I think the most important thing with group delay is that it's as flat as possible, but yeah if it's pretty far off between sub and mains I can see where there'll be problems. Especially if the sub lags the mains -- hard to reverse time! I like the idea of playing with the distance settings, though my new receiver (Pioneer SC-27, two weeks away) should balance things across frequency.

In response to your first answer last (follow that? not sure I did...) my mains are planar bipolars -- Magnepan MG-IIIa's -- so phasing gets a little complicated. The good news is that they are very linear speakers (good impulse response); the bad news is that the room's influence is huge on the wavefront at the listening position due to the reflected waves. To further complicate things, there's an inversion (180 deg shift) in the system to the mains (not sure where it's at, just that the AVR's cal routine caught it).

Excellent point on the microphones -- I have a nice (and pricey!) earthworks measurement mic, but as I recall you are right that only an amplitude calibration curve is provided, no phase data. OTOH, you'd need to calibrate the system through the pre and whatever anyway, for amplitude and phase, so having just the mic amplitude response is not perfect.

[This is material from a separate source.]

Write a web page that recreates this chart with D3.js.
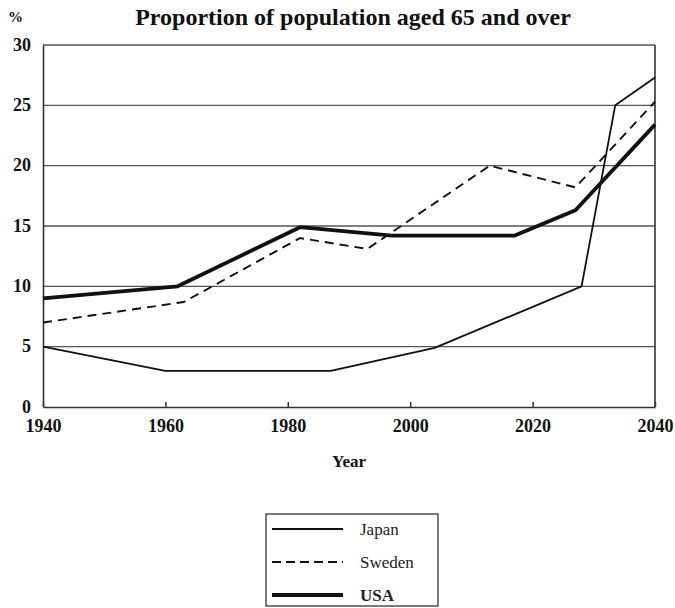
<!DOCTYPE html>
<html>
<head>
<meta charset="utf-8">
<script src="https://cdn.jsdelivr.net/npm/d3@7"></script>
<style>
  body { margin: 0; background: #fff; }
  text { font-family: "Liberation Serif", "DejaVu Serif", serif; }
</style>
</head>
<body>
<svg></svg>
<script>
let width = 675
let height = 608

// values
let japanYears = [1940, 1960, 1987, 2004, 2028, 2033.5, 2040]
let japanValues = [5, 3, 3, 4.9, 10, 25, 27.3]
let swedenYears = [1940, 1963, 1982, 1993, 2013, 2027, 2040]
let swedenValues = [7, 8.7, 14, 13.1, 20, 18.2, 25.3]
let usaYears = [1940, 1962, 1982, 1997, 2017, 2027, 2040]
let usaValues = [9, 10, 14.9, 14.2, 14.2, 16.3, 23.4]
let xTicks = [1940, 1960, 1980, 2000, 2020, 2040]
let yTicks = [0, 5, 10, 15, 20, 25, 30]
let seriesNames = ['Japan', 'Sweden', 'USA']

let svg = d3.select('svg')
svg.attr('width', width).attr('height', height)

let xScale = d3.scaleLinear().domain([1940, 2040]).range([43, 655])
let yScale = d3.scaleLinear().domain([0, 30]).range([407, 45])

let zip = (xs, ys) => xs.map((x, i) => ({ year: x, value: ys[i] }))

let series = [
    { name: 'Japan', data: zip(japanYears, japanValues), width: 1.8, dash: null },
    { name: 'Sweden', data: zip(swedenYears, swedenValues), width: 1.9, dash: '9,6' },
    { name: 'USA', data: zip(usaYears, usaValues), width: 3.8, dash: null }
]

// grid lines
svg.append('g')
    .selectAll('line')
    .data(yTicks.filter(d => d > 0))
    .enter()
    .append('line')
    .attr('x1', xScale(1940))
    .attr('x2', xScale(2040))
    .attr('y1', d => yScale(d))
    .attr('y2', d => yScale(d))
    .attr('stroke', '#555')
    .attr('stroke-width', 1.3)

// right border
svg.append('line')
    .attr('x1', xScale(2040)).attr('x2', xScale(2040))
    .attr('y1', yScale(30)).attr('y2', yScale(0))
    .attr('stroke', '#333').attr('stroke-width', 1.6)

let xAxis = d3.axisBottom(xScale).tickValues(xTicks).tickFormat(d3.format('d')).tickSize(-5).tickSizeOuter(0)
let yAxis = d3.axisLeft(yScale).tickValues(yTicks).tickSize(0)

let gx = svg.append('g')
    .attr('transform', 'translate(0,' + yScale(0) + ')')
    .call(xAxis)
gx.select('.domain').attr('stroke', '#333').attr('stroke-width', 1.6)
gx.selectAll('.tick line').attr('stroke', '#333').attr('stroke-width', 1.5)
gx.selectAll('.tick text')
    .attr('dy', 0).attr('y', 25)
    .style('font-size', '18px').style('font-weight', 'bold').attr('fill', '#111')

let gy = svg.append('g')
    .attr('transform', 'translate(' + xScale(1940) + ',0)')
    .call(yAxis)
gy.select('.domain').attr('stroke', '#333').attr('stroke-width', 1.6)
gy.selectAll('.tick text')
    .attr('x', -12).attr('dy', '0.28em')
    .style('font-size', '18px').style('font-weight', 'bold').attr('fill', '#111')

// lines
let line = d3.line()
    .x(d => xScale(d.year))
    .y(d => yScale(d.value))

svg.selectAll('path.series')
    .data(series)
    .enter()
    .append('path')
    .attr('class', 'series')
    .attr('d', d => line(d.data))
    .attr('fill', 'none')
    .attr('stroke', '#111')
    .attr('stroke-width', d => d.width)
    .attr('stroke-dasharray', d => d.dash)
    .attr('stroke-linejoin', 'round')

// titles
svg.append('text')
    .attr('x', 353)
    .attr('y', 25)
    .attr('text-anchor', 'middle')
    .style('font-size', '24px')
    .style('font-weight', 'bold')
    .attr('fill', '#111')
    .text('Proportion of population aged 65 and over')

svg.append('text')
    .attr('x', 8)
    .attr('y', 22)
    .style('font-size', '15px')
    .style('font-weight', 'bold')
    .attr('fill', '#111')
    .text('%')

svg.append('text')
    .attr('x', 349)
    .attr('y', 467)
    .attr('text-anchor', 'middle')
    .style('font-size', '17px')
    .style('font-weight', 'bold')
    .attr('fill', '#111')
    .text('Year')

// legend
let legend = svg.append('g')
legend.append('rect')
    .attr('x', 266).attr('y', 514)
    .attr('width', 172).attr('height', 92)
    .attr('fill', 'none').attr('stroke', '#333').attr('stroke-width', 1.3)

let rows = legend.selectAll('g.row')
    .data(series)
    .enter()
    .append('g')
    .attr('class', 'row')
    .attr('transform', (d, i) => 'translate(0,' + (529 + i * 33) + ')')

rows.append('line')
    .attr('x1', 272).attr('x2', 343)
    .attr('y1', 0).attr('y2', 0)
    .attr('stroke', '#111')
    .attr('stroke-width', d => d.width + 0.2)
    .attr('stroke-dasharray', d => d.dash ? '9,5' : null)

rows.append('text')
    .attr('x', 360)
    .attr('y', 6)
    .style('font-size', '17px')
    .attr('fill', '#222')
    .style('font-weight', d => d.name === 'USA' ? 'bold' : 'normal')
    .text((d, i) => seriesNames[i])
</script>
</body>
</html>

One final question/comment for you or whomever: Do you suggest spikes under the subs? My media room is in the basement so has concrete under the carpet, but there's a fairly new (thick) carpet and pad on top. I realize the weight of the sub will flatten it down, just curious. I never would have believe Doppler effects matter for audio speakers, but some listening and measurements convinced me otherwise many years ago.